The Hidden Cost Of Inefficiency
I sat on a full plane today. We had a 5 minute delay. Not much time you may think.
People often reflect on how it is impossible to buy time and so it is important to enjoy the time you have and make the most of it. This is great advice. Do you make the most of your time? More importantly have you considered where your time is lost every day for yourself and your team?
Those 5 minutes multiplied by all the people on the plane equates to about 340 minutes - that is over 5 hours! How many hours leak out of your business in 2-5 minute segments?
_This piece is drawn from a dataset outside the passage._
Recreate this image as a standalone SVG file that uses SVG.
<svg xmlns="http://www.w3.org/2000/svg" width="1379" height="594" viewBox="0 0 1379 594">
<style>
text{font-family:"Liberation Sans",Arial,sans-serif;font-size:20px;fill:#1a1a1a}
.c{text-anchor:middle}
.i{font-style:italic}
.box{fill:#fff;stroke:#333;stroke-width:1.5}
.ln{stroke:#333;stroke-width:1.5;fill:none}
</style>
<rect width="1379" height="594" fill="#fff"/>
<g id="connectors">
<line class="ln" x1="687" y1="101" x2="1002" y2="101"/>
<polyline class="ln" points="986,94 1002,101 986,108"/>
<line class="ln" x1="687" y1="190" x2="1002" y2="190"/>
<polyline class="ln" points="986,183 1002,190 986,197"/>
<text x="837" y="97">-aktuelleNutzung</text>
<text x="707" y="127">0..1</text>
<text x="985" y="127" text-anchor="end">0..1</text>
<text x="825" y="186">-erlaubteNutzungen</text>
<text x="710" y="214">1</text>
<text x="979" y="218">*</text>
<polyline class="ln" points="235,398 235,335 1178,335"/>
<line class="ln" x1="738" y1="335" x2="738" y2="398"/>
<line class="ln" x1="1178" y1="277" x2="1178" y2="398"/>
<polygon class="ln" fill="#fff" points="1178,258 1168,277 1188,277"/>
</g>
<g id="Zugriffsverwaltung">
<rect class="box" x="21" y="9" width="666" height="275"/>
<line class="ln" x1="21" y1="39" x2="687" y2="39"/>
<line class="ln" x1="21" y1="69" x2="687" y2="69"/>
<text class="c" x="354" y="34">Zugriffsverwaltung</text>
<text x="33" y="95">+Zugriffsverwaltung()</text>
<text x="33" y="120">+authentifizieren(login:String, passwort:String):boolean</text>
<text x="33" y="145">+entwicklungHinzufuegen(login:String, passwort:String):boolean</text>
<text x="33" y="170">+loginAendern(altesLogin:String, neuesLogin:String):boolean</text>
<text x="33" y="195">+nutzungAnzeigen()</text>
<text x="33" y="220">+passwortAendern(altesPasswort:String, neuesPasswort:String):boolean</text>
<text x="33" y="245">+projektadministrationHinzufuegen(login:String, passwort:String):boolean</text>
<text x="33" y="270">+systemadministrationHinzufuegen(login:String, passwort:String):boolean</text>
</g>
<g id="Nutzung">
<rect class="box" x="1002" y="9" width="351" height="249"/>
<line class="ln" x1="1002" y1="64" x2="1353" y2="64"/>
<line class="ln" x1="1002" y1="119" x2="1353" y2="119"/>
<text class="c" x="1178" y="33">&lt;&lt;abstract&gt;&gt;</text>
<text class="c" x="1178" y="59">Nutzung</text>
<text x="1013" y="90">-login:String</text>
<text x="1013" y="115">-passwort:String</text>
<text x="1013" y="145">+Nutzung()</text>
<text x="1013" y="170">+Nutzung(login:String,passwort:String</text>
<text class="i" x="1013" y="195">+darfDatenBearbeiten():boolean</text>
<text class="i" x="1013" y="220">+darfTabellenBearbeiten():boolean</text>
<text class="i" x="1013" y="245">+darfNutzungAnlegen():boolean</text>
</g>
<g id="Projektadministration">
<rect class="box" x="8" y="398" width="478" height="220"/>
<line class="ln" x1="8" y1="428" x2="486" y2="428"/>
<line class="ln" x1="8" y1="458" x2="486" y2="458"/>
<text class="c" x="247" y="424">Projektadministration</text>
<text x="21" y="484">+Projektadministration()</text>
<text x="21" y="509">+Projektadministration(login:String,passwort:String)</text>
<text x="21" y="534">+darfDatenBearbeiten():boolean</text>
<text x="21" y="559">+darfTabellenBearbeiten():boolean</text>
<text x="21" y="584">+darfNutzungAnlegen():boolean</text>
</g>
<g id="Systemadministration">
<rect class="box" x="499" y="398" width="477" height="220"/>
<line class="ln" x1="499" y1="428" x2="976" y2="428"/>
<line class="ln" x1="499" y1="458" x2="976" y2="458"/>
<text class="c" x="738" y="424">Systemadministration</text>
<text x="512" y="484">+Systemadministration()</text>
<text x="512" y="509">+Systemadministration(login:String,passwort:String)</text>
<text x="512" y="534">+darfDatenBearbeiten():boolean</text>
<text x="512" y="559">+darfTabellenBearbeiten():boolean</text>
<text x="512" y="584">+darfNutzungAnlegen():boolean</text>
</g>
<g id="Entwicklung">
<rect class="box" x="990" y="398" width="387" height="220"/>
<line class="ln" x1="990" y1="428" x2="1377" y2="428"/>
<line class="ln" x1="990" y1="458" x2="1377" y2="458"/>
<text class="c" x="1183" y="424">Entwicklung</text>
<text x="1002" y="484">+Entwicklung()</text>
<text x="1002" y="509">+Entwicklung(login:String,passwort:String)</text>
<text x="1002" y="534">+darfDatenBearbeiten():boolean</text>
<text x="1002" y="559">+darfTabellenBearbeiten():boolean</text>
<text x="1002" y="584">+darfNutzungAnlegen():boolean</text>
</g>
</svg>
It reminded me of one of my favourite Steve Jobs legacy stories. Jobs challenged the Macintosh operating system engineer, Larry Kenyon, about the boot up time being too long. He countered the objections he received about it being impossible to make it quicker, asking, “If it would save a person’s life, could you find a way to shave 10 seconds off the boot time?” Kenyon conceded he probably could. Jobs did a calculation and showed him that if five million people were using the Mac and it took 10 seconds extra to turn it on every day, that added up to 300 million or so hours a year—the equivalent of at least 100 lifetimes a year! This insight inspired Kenyon to have the Mac booting up 28 seconds faster!
Inefficiency bleeds time out of your organisation. Time is money. It is worth stopping to attend to for this alone. But wait there’s more…!
One of the biggest costs of inefficiency in any organisations is the toll it takes on team morale, motivation and engagement. When people feel frustrated and feel like they are wasting their time and that there are better ways to do things, you run the risk of them leaving (and your best people are usually the first to go) and/or staying and wallowing in a state of apathy. The inefficiency of systems then become amplified exponentially by the ‘inefficiency’ of your people.
Is your workplace a breeding ground for discontent and apathy? The seeds of discontent grow into the choking vines of resentment. Do you need to do some weeding? Root out all waste and make systems as simple as possible (& no simpler according to Einstein!) When every human touch adds values and every process and system is necessary then you know you have a bountiful environment for success to flourish!